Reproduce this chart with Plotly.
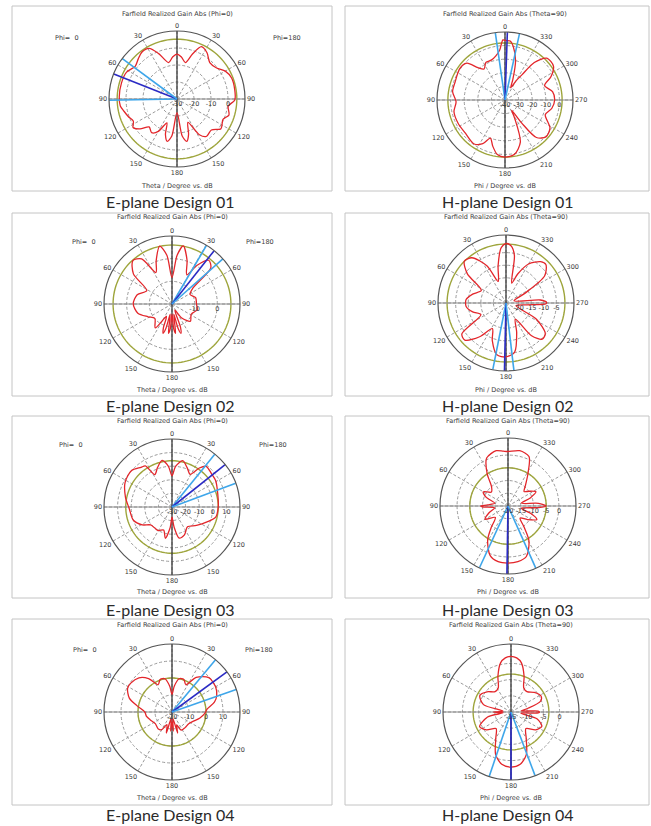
import numpy as np
import plotly.graph_objects as go

# ---------------- data ----------------
# E-plane cuts: theta in display degrees (clockwise from top, negative = Phi=0 side), gain in dB
E1_THETA = [-180, -172, -167, -162, -157, -150, -143, -135, -129, -123, -117, -110, -103, -97, -88, -74, -62, -52, -44, -37, -29, -22, -13, -6, 0,
            6, 13, 19, 25, 33, 42, 52, 60, 69, 81, 91, 98, 107, 114, 124, 132, 142, 148, 155, 162, 167, 172, 180]
E1_GAIN = [-22, -8, -4.4, -8, -14.8, -8, -5.2, -6.8, -2, 0.8, -1.2, 0.4, 2, 3.6, 4, 4, 3.6, 1.2, 2.8, 4.4, 4, -1.2, -8, -5.2, -3.6,
           -5.2, -8, -2, 4, 2.4, -1.2, -0.4, 2.8, 4.4, 4.4, 4, 0.4, 2, -0.4, 1.2, -2.8, -2, -5.2, -14.8, -8, -4.4, -8, -22]
E1_BEAMS = [-91, -68.4, -53.5]
E1_GREEN = 5.2

E2_THETA = [-180, -176, -173, -170, -166, -163, -160, -156, -145, -130, -118, -105, -90, -75, -62, -52, -42, -34, -27, -20, -12, -6, 0,
            6, 11, 19, 27, 33, 40, 47, 53, 62, 75, 90, 103, 118, 133, 145, 155, 160, 163, 166, 170, 173, 176, 180]
E2_GAIN = [-15.5, -9, -7, -15.5, -9, -6.5, -9, -14, -7.1, -10.1, -8, -4.4, -2.9, -4.1, -7.4, 1.6, 5.8, 4, -4.4, 0.4, 6.1, 1.6, -8.3,
           1.6, 6.1, 0.4, -5.6, 0.4, 5.2, 3.4, -8.6, -11, -9.2, -9.2, -8.6, -10.4, -8.9, -12.5, -17, -9, -6.5, -9, -15.5, -7, -9, -15.5]
E2_BEAMS = [30.5, 38.3, 48.4]
E2_GREEN = 6.0

E3_THETA = [-180, -175, -168, -160, -150, -140, -130, -121, -109, -92, -78, -62, -48, -38, -33, -28, -20, -12, -5, 0,
            5, 13, 21, 29, 35, 40, 50, 59, 74, 90, 103, 113, 127, 142, 156, 167, 174, 180]
E3_GAIN = [-22.5, -15, -6.5, -12, -10, -10, -9.5, -4.5, 0, 1.5, 5, 9, 10, 7, 6, -3, 1, 5, 0, -7,
           0, 5, 1, -2.5, 5, 9, 8, 7.5, 5, 4, 3, -2, -7.5, -11.5, -7.5, -6.5, -15, -22.5]
E3_BEAMS = [39, 51.4, 69.5]
E3_GREEN = 4.0

E4_THETA = [-180, -176, -172, -165, -158, -150, -140, -125, -110, -100, -90, -80, -72, -62, -55, -44, -35, -27, -20, -12, -5, 0,
            5, 12, 20, 27, 35, 47, 60, 70, 77, 85, 93, 102, 112, 125, 140, 153, 160, 165, 172, 176, 180]
E4_GAIN = [-14, -8.8, -16, -7.2, -12, -8, -7.2, -8, -6.4, -4.8, -4, 0.8, 6.4, 9.6, 9.6, 8, 4, -2, 0.4, 0, -4.8, -9.6,
           -4.8, 0, 0.4, -2, 4.8, 9.6, 9.6, 8, 5.6, 0.8, -0.8, -3.2, -6, -8, -8, -8, -12, -7.2, -16, -8.8, -14]
E4_BEAMS = [39.8, 53.9, 70.7]
E4_GREEN = 0.0

# H-plane cuts: phi in degrees (counterclockwise from top), gain in dB
H1_PHI = [0, 2, 6, 12, 19, 27, 34, 40, 46, 55, 70, 81, 92, 103, 117, 130, 145, 153, 159, 165, 172, 180, 190, 200,
          208, 213, 216, 220, 228, 238, 250, 260, 270, 280, 290, 297, 305, 315, 322, 326, 330, 335, 339, 345, 351, 355, 360]
H1_GAIN = [3.75, 4.25, -3, -7, -9, -9, -12.5, -9, -1, 0.5, -1, -1, -4, -1.5, -1.5, -2, -0.5, -4, -10, -5, 0.5, 2, 0.5, -7,
           -25, -31, -19, -4, 0.5, -1, -8.5, -5, -3.5, -4.5, -9, -2, 3.5, 3.5, -5, -17.5, -23.5, -30, -24, -10, -0.5, 3.5, 3.75]
H1_BEAMS = [8.2, 358, 347.7]
H1_GREEN = 2.0

H2_PHI = [0, 5, 12, 20, 27, 37, 45, 53, 63, 75, 85, 95, 105, 115, 125, 132, 142, 152, 160, 170, 180, 190, 200, 210,
          218, 225, 232, 242, 255, 265, 269, 271, 275, 285, 297, 305, 314, 320, 330, 338, 344, 350, 355, 360]
H2_GAIN = [-1.4, -3, -9.9, -15.9, -8.5, -2.5, -1.6, -5.8, -14, -11.3, -9.1, -9.1, -11.3, -14, -3.6, -3, -8, -13.5, -9.1, -4.1, -3.6, -5.2, -12.6, -17.6,
           -8.5, -4.7, -5.2, -11.3, -20.9, -16.8, -9.1, -8.9, -11.3, -21.7, -16.8, -6.3, -3, -3.6, -7.1, -12.6, -16.8, -5.8, -2.2, -1.4]
H2_BEAMS = [168.8, 178.7, 186.7]
H2_GREEN = -1.6

H3_PHI = [0, 5, 12, 24, 33, 40, 50, 60, 68, 78, 87, 90, 92, 98, 110, 120, 132, 142, 149, 160, 170, 180,
          190, 200, 211, 217, 225, 235, 245, 252, 260, 267, 270, 275, 282, 290, 297, 305, 312, 320, 328, 337, 348, 360]
H3_GAIN = [1.4, 1.6, 2.2, 0.6, -5, -9.9, -11.5, -8.8, -10.7, -14.7, -12, -9.3, -9.9, -14.7, -12, -9.6, -13.3, -9.3, -4.5, 0.6, 2.2, 2.4,
           2.2, 1.1, -4, -9.3, -13.3, -10.7, -7.5, -10.7, -14.7, -8, -5, -8, -14.7, -10.7, -7.7, -9.9, -11.5, -9.3, -5.3, 1.1, 2.2, 1.4]
H3_BEAMS = [155.2, 179.1, 204.1]
H3_GREEN = -5.0

H4_PHI = [0, 6, 12, 20, 28, 38, 50, 62, 75, 84, 90, 96, 102, 115, 126, 138, 150, 160, 170, 180,
          190, 200, 210, 222, 234, 245, 255, 263, 268, 270, 272, 276, 282, 290, 298, 310, 322, 332, 340, 348, 354, 360]
H4_GAIN = [2.2, 1.8, 0.5, -3.2, -6.6, -7, -5.3, -4.1, -6.2, -12.5, -9.5, -12.5, -7.6, -4.3, -5.6, -8.1, -5.6, -1.1, 1.4, 2,
           1.4, -1.1, -5.6, -8.1, -5.6, -4.5, -6.6, -11.9, -6.6, -6.2, -6.6, -11.9, -9.8, -5.3, -4.5, -5.6, -7, -6.6, -3.2, 0.5, 1.8, 2.2]
H4_BEAMS = [161.3, 180, 200.7]
H4_GREEN = -3.3

E_TICKTEXT = ["0", "30", "60", "90", "120", "150", "180", "150", "120", "90", "60", "30"]
H_TICKTEXT = ["0", "30", "60", "90", "120", "150", "180", "210", "240", "270", "300", "330"]
CAPTIONS = ["E-plane Design 01", "H-plane Design 01", "E-plane Design 02", "H-plane Design 02",
            "E-plane Design 03", "H-plane Design 03", "E-plane Design 04", "H-plane Design 04"]

# ---------------- styling / layout ----------------
W, H = 651, 826

RED = "#e3262b"
GREEN = "#9ea53c"
LBLUE = "#3ea6ea"
DBLUE = "#2b2bc4"
R = 68

panels = [
    dict(plane="E", th=E1_THETA, g=E1_GAIN, beams=E1_BEAMS, green=E1_GREEN, rng=(-30, 10), ticks=[-30, -20, -10, 0], cx=177, cy=99),
    dict(plane="H", th=H1_PHI, g=H1_GAIN, beams=H1_BEAMS, green=H1_GREEN, rng=(-40, 10), ticks=[-40, -30, -20, -10, 0], cx=505, cy=100),
    dict(plane="E", th=E2_THETA, g=E2_GAIN, beams=E2_BEAMS, green=E2_GREEN, rng=(-20, 10), ticks=[-10, 0], cx=172, cy=304),
    dict(plane="H", th=H2_PHI, g=H2_GAIN, beams=H2_BEAMS, green=H2_GREEN, rng=(-25, 2), ticks=[-20, -15, -10, -5], cx=506, cy=303),
    dict(plane="E", th=E3_THETA, g=E3_GAIN, beams=E3_BEAMS, green=E3_GREEN, rng=(-30, 20), ticks=[-30, -20, -10, 0, 10], cx=172, cy=507),
    dict(plane="H", th=H3_PHI, g=H3_GAIN, beams=H3_BEAMS, green=H3_GREEN, rng=(-20, 6.7), ticks=[-20, -15, -10, -5, 0], cx=508, cy=506),
    dict(plane="E", th=E4_THETA, g=E4_GAIN, beams=E4_BEAMS, green=E4_GREEN, rng=(-20, 20), ticks=[-20, -10, 0, 10], cx=172, cy=712),
    dict(plane="H", th=H4_PHI, g=H4_GAIN, beams=H4_BEAMS, green=H4_GREEN, rng=(-15, 6), ticks=[-15, -10, -5, 0], cx=511, cy=712),
]

box_rows = [(6, 191), (213, 396), (416, 598), (619, 805)]
caption_y = [201, 405, 609, 814]
title_y = [14, 217, 421, 625]
xlabel_y = [186, 390, 592, 798]
phi_lbl_y = [38, 242, 445, 650]
phi_lbl_dx = [110, 88, 101, 87]
col_box = [(12, 332), (345, 649)]

SMALL = dict(family="DejaVu Sans", size=6.5, color="#3a3a3a")
GRIDDASH = "3px,2px"

fig = go.Figure()
shapes = []
annotations = []


def px(x):
    return x / W


def py(y):
    return 1 - y / H


full_circle = np.linspace(0, 360, 121)

for i, p in enumerate(panels):
    sub = "polar" if i == 0 else f"polar{i+1}"
    rmin, rmax = p["rng"]
    row, col = divmod(i, 2)

    # green reference circle
    fig.add_trace(go.Scatterpolar(r=[p["green"]] * len(full_circle), theta=full_circle, mode="lines",
                                  line=dict(color=GREEN, width=1.4), subplot=sub, showlegend=False, hoverinfo="skip"))
    # main axes cross
    fig.add_trace(go.Scatterpolar(r=[rmax, rmin, rmax], theta=[90, 90, 270], mode="lines",
                                  line=dict(color="#8a8a8a", width=1.1), subplot=sub, showlegend=False, hoverinfo="skip"))
    fig.add_trace(go.Scatterpolar(r=[rmax, rmin, rmax], theta=[0, 0, 180], mode="lines",
                                  line=dict(color="#3a3a3a", width=1.3), subplot=sub, showlegend=False, hoverinfo="skip"))
    # red pattern
    fig.add_trace(go.Scatterpolar(r=p["g"], theta=p["th"], mode="lines",
                                  line=dict(color=RED, width=1.3, shape="spline", smoothing=0.8),
                                  subplot=sub, showlegend=False))
    # beam direction and 3 dB lines
    for k, ang in enumerate(p["beams"]):
        fig.add_trace(go.Scatterpolar(r=[rmin, rmax], theta=[ang, ang], mode="lines",
                                      line=dict(color=DBLUE if k == 1 else LBLUE, width=1.6),
                                      subplot=sub, showlegend=False, hoverinfo="skip"))

    cx, cy = p["cx"], p["cy"]
    polar_layout = dict(
        domain=dict(x=[px(cx - R), px(cx + R)], y=[py(cy + R), py(cy - R)]),
        bgcolor="white",
        radialaxis=dict(range=[rmin, rmax], tickvals=p["ticks"], ticktext=[str(t) for t in p["ticks"]],
                        angle=0, side="clockwise", tickangle=0, showline=False, ticks="",
                        gridcolor="#9a9a9a", griddash=GRIDDASH, gridwidth=1,
                        tickfont=SMALL),
        angularaxis=dict(rotation=90, direction="clockwise" if p["plane"] == "E" else "counterclockwise",
                         tickmode="array", tickvals=list(range(0, 360, 30)),
                         ticktext=E_TICKTEXT if p["plane"] == "E" else H_TICKTEXT,
                         showline=True, linecolor="#555555", linewidth=1.2, ticks="",
                         gridcolor="#9a9a9a", griddash=GRIDDASH, gridwidth=1,
                         tickfont=SMALL),
    )
    fig.update_layout(**{sub: polar_layout})

    # frame box
    x0, x1 = col_box[col]
    y0, y1 = box_rows[row]
    shapes.append(dict(type="rect", xref="paper", yref="paper", x0=px(x0), x1=px(x1), y0=py(y1), y1=py(y0),
                       line=dict(color="#c4c4c4", width=1), layer="below"))

    title = "Farfield Realized Gain Abs (Phi=0)" if p["plane"] == "E" else "Farfield Realized Gain Abs (Theta=90)"
    xlabel = "Theta / Degree vs. dB" if p["plane"] == "E" else "Phi / Degree vs. dB"
    annotations.append(dict(x=px(cx), y=py(title_y[row]), xref="paper", yref="paper", text=title,
                            showarrow=False, font=SMALL, xanchor="center", yanchor="middle"))
    annotations.append(dict(x=px(cx), y=py(xlabel_y[row]), xref="paper", yref="paper", text=xlabel,
                            showarrow=False, font=SMALL, xanchor="center", yanchor="middle"))
    if p["plane"] == "E":
        d = phi_lbl_dx[row]
        annotations.append(dict(x=px(cx - d), y=py(phi_lbl_y[row]), xref="paper", yref="paper", text="Phi=  0",
                                showarrow=False, font=SMALL, xanchor="center", yanchor="middle"))
        annotations.append(dict(x=px(cx + d), y=py(phi_lbl_y[row]), xref="paper", yref="paper", text="Phi=180",
                                showarrow=False, font=SMALL, xanchor="center", yanchor="middle"))
    cap_x = 171 if col == 0 else 508
    annotations.append(dict(x=px(cap_x), y=py(caption_y[row]), xref="paper", yref="paper", text=CAPTIONS[i],
                            showarrow=False, font=dict(family="Lato", size=16, color="#2a2a2a"),
                            xanchor="center", yanchor="middle"))

fig.update_layout(width=W, height=H, margin=dict(l=0, r=0, t=0, b=0),
                  paper_bgcolor="white", plot_bgcolor="white",
                  shapes=shapes, annotations=annotations, showlegend=False)

# remove the default 8px page margin so the 651x826 figure fills the window exactly
fig.write_html("out.html", config={"displayModeBar": False},
               post_script="document.body.style.margin='0px';document.body.style.overflow='hidden';")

____________________

_The exercise:_ Every line from the top of the material above through the line with "import plotly.graph_objects as go" should be duplicated exactly, please; leave out the pictures.

_Answer to this task:_
Reproduce this chart with Plotly.
import numpy as np
import plotly.graph_objects as go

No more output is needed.